4. Some people have No Influence & No Authority (NINA)
But of course the people you need to be the most careful about spending too much time with are people with No Influence & No Authority (so called NINAs). In enterprise sales these are the people that worry me the most because they are often the easiest to meet and spend the most time with you. I’ve worked with many sales reps over the years who spend time with time-wasting NINAs because they’re easy and make you feel good. NINAs will tell you that your products are great and that your competitors stink. It’s hard to go into the lion’s den and see the people who are most cynical or give you a rough time. So many people naturally gravitate towards NINAs. Remember that not only can they not make decisions but the I is key – they have no influence. People tend not to listen to them very much or they don’t have good political support to get initiatives approved.
How do you know when you have a NINA? Aside from the obvious point I always harp on about (asking portfolio companies and other entrepreneurs that have pitched to them before), the best way to tell is when you ask them to help you with the next step (e.g. getting to a partner meeting) and they’re either not able to do it or they keep requesting 3 more meetings before getting there.
NINA’s take on another form in VC, though, which are the “VC Zombies”. These are the funds that are at the end of the life on their investments and do not seem to be able to raise a new fund.

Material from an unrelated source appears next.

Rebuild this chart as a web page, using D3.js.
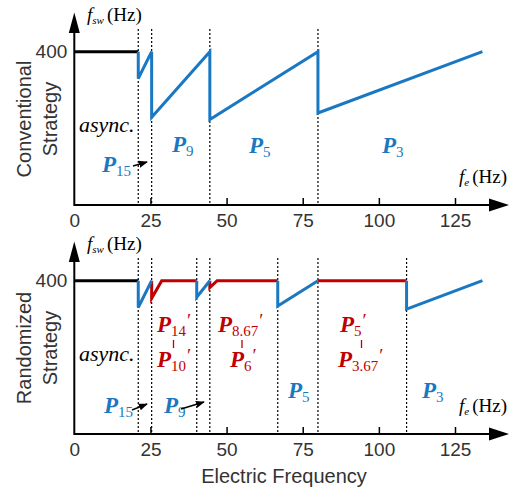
<!DOCTYPE html>
<html>
<head>
<meta charset="utf-8">
<script src="https://cdn.jsdelivr.net/npm/d3@7"></script>
<style>
html,body{margin:0;padding:0;background:#fff;}
svg{display:block;}
</style>
</head>
<body>
<script>
// ---------- data ----------
const xTickValues = [0, 25, 50, 75, 100, 125];
const yTickValues = [400];
// Conventional strategy
const convAsync = [[0, 400], [21, 400]];
const convSync = [[21, 400], [21, 330], [25.4, 400], [25.4, 229], [44.5, 400], [44.5, 223], [80, 400], [80, 240], [134, 400]];
const convBounds = [21, 25.4, 44.5, 80];
// Randomized strategy
const randAsync = [[0, 400], [21, 400]];
const randBlue = [
  [[21, 400], [21, 330], [25.4, 400]],
  [[40.2, 400], [40.2, 357], [44.5, 400]],
  [[66.8, 400], [66.8, 334], [80, 400]],
  [[109.1, 400], [109.1, 326], [134, 400]]
];
const randRed = [
  [[25.4, 400], [25.4, 354], [28.7, 400], [40.2, 400]],
  [[44.5, 400], [44.5, 382], [46.9, 400], [66.8, 400]],
  [[80, 400], [109.1, 400]]
];
const randBounds = [21, 25.4, 40.2, 44.5, 66.8, 80, 109.1];
const panelTitles = [["Conventional", "Strategy"], ["Randomized", "Strategy"]];
const xTitle = "Electric Frequency";

// ---------- setup ----------
const W = 522, H = 488;
const BLUE = "#1a78c2", RED = "#c00000";
const svg = d3.select("body").append("svg").attr("width", W).attr("height", H);
const x = d3.scaleLinear().domain([0, 125]).range([74.3, 455]);
const y = d3.scaleLinear().domain([0, 400]).range([205, 51.7]);
const line = d3.line().x(d => x(d[0])).y(d => y(d[1]));
const SANS = "'Liberation Sans', Arial, sans-serif";
const SERIF = "'Liberation Serif', 'Times New Roman', serif";

function drawPanel(g, titles) {
  const ax = d3.axisBottom(x).tickValues(xTickValues).tickSizeInner(-7).tickSizeOuter(0).tickPadding(9);
  const gx = g.append("g").attr("transform", `translate(0,${y(0)})`).call(ax);
  gx.select(".domain").remove();
  gx.selectAll(".tick line").attr("stroke", "#000").attr("stroke-width", 1.5);
  gx.selectAll(".tick").filter(d => d === 0).select("line").remove();
  gx.selectAll(".tick text").style("font-family", SANS).style("font-size", "19px").attr("fill", "#333");
  g.append("line").attr("x1", x(0)).attr("x2", 490).attr("y1", y(0)).attr("y2", y(0))
    .attr("stroke", "#000").attr("stroke-width", 2);
  g.append("path").attr("d", `M489,${y(0) - 6.5} L509,${y(0)} L489,${y(0) + 6.5} Z`).attr("fill", "#000");
  const ay = d3.axisLeft(y).tickValues(yTickValues).tickSize(0).tickPadding(7);
  const gy = g.append("g").attr("transform", `translate(${x(0)},0)`).call(ay);
  gy.select(".domain").remove();
  gy.selectAll(".tick text").style("font-family", SANS).style("font-size", "19px").attr("fill", "#333");
  g.append("line").attr("x1", x(0)).attr("x2", x(0)).attr("y1", y(0) + 1).attr("y2", 32)
    .attr("stroke", "#000").attr("stroke-width", 2);
  g.append("path").attr("d", `M${x(0) - 5.5},33 L${x(0)},12.5 L${x(0) + 5.5},33 Z`).attr("fill", "#000");
  const fs = g.append("text").attr("x", 87).attr("y", 21).style("font-family", SERIF).attr("fill", "#000");
  fs.append("tspan").text("f").style("font-style", "italic").style("font-size", "19px");
  fs.append("tspan").text("sw").attr("dy", 3).style("font-style", "italic").style("font-size", "11px");
  fs.append("tspan").text("(Hz)").attr("dy", -3).attr("dx", 3).style("font-size", "19px");
  const fe = g.append("text").attr("x", 459).attr("y", 183).style("font-family", SERIF).attr("fill", "#000");
  fe.append("tspan").text("f").style("font-style", "italic").style("font-size", "19px");
  fe.append("tspan").text("e").attr("dy", 3).style("font-style", "italic").style("font-size", "11px");
  fe.append("tspan").text("(Hz)").attr("dy", -3).attr("dx", 3).style("font-size", "19px");
  const tg = g.append("g").attr("transform", "translate(0,119) rotate(-90)");
  tg.append("text").attr("x", 0).attr("y", 31).attr("text-anchor", "middle").text(titles[0])
    .style("font-family", SANS).style("font-size", "20px").attr("fill", "#333");
  tg.append("text").attr("x", 0).attr("y", 57).attr("text-anchor", "middle").text(titles[1])
    .style("font-family", SANS).style("font-size", "20px").attr("fill", "#333");
  g.append("text").attr("x", 79).attr("y", 132).text("async.")
    .style("font-family", SERIF).style("font-style", "italic").style("font-size", "22px").attr("fill", "#000");
}

function drawBounds(g, bounds) {
  g.selectAll(null).data(bounds).enter().append("line")
    .attr("x1", d => x(d)).attr("x2", d => x(d)).attr("y1", 29).attr("y2", y(0))
    .attr("stroke", "#000").attr("stroke-width", 1.2).attr("stroke-dasharray", "2,2");
}

function mathP(g, px, py, sub, prime, color) {
  const t = g.append("text").attr("x", px).attr("y", py).attr("fill", color).style("font-family", SERIF);
  t.append("tspan").text("P").style("font-weight", "bold").style("font-style", "italic").style("font-size", "23px");
  t.append("tspan").text(sub).attr("dy", 4).style("font-size", "15px");
  if (prime) t.append("tspan").text("′").attr("dy", -9).attr("dx", 1).style("font-size", "19px");
}

function arrow(g, x1, y1, x2, y2) {
  g.append("line").attr("x1", x1).attr("y1", y1).attr("x2", x2).attr("y2", y2)
    .attr("stroke", "#000").attr("stroke-width", 1.5).attr("marker-end", "url(#ah)");
}

const defs = svg.append("defs");
defs.append("marker").attr("id", "ah").attr("viewBox", "0 0 10 10").attr("refX", 9).attr("refY", 5)
  .attr("orient", "auto").attr("markerUnits", "userSpaceOnUse")
  .attr("markerWidth", 9).attr("markerHeight", 9)
  .append("path").attr("d", "M0,1 L10,5 L0,9 Z").attr("fill", "#000");

// ---------- top panel ----------
const topG = svg.append("g");
drawPanel(topG, panelTitles[0]);
drawBounds(topG, convBounds);
topG.append("path").attr("d", line(convAsync)).attr("fill", "none").attr("stroke", "#000").attr("stroke-width", 3);
topG.append("path").attr("d", line(convSync)).attr("fill", "none").attr("stroke", BLUE).attr("stroke-width", 3);
mathP(topG, 102, 172, "15", false, BLUE);
arrow(topG, 133, 166, 147, 162);
mathP(topG, 172, 152, "9", false, BLUE);
mathP(topG, 249, 153, "5", false, BLUE);
mathP(topG, 382, 153, "3", false, BLUE);

// ---------- bottom panel ----------
const botG = svg.append("g").attr("transform", "translate(0,229)");
drawPanel(botG, panelTitles[1]);
drawBounds(botG, randBounds);
botG.append("path").attr("d", line(randAsync)).attr("fill", "none").attr("stroke", "#000").attr("stroke-width", 3);
randRed.forEach(s => botG.append("path").attr("d", line(s)).attr("fill", "none").attr("stroke", RED).attr("stroke-width", 3));
randBlue.forEach(s => botG.append("path").attr("d", line(s)).attr("fill", "none").attr("stroke", BLUE).attr("stroke-width", 3));

function pair(g, px1, px2, cx, top1, sub2) {
  mathP(g, px1, 103, top1, true, RED);
  g.append("line").attr("x1", cx).attr("x2", cx).attr("y1", 111).attr("y2", 119).attr("stroke", RED).attr("stroke-width", 1.3);
  mathP(g, px2, 138, sub2, true, RED);
}
pair(botG, 157, 157, 173.5, "14", "10");
pair(botG, 218, 230, 242, "8.67", "6");
pair(botG, 340, 338, 361.5, "5", "3.67");
mathP(botG, 288, 169, "5", false, BLUE);
mathP(botG, 422, 169, "3", false, BLUE);
mathP(botG, 104, 184, "15", false, BLUE);
arrow(botG, 132, 181, 147, 175);
mathP(botG, 164, 184, "9", false, BLUE);
arrow(botG, 181, 180, 204, 173);

svg.append("text").attr("x", 284).attr("y", 483).attr("text-anchor", "middle").text(xTitle)
  .style("font-family", SANS).style("font-size", "20px").attr("fill", "#333");
</script>
</body>
</html>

They continue to take meetings with entrepreneurs but they never fund anything (because they can’t). These are very easy to flush out with some basic research: how many deals has the fund done in the past 3 years and when was their current fund raised (many funds are 10 years in length). No new money, no new deals = NINA.
The only way to deal with NINAs in enterprise sales or in VC is to go directly to somebody else in the firm who has either influence or authority. Or talk with a different VC.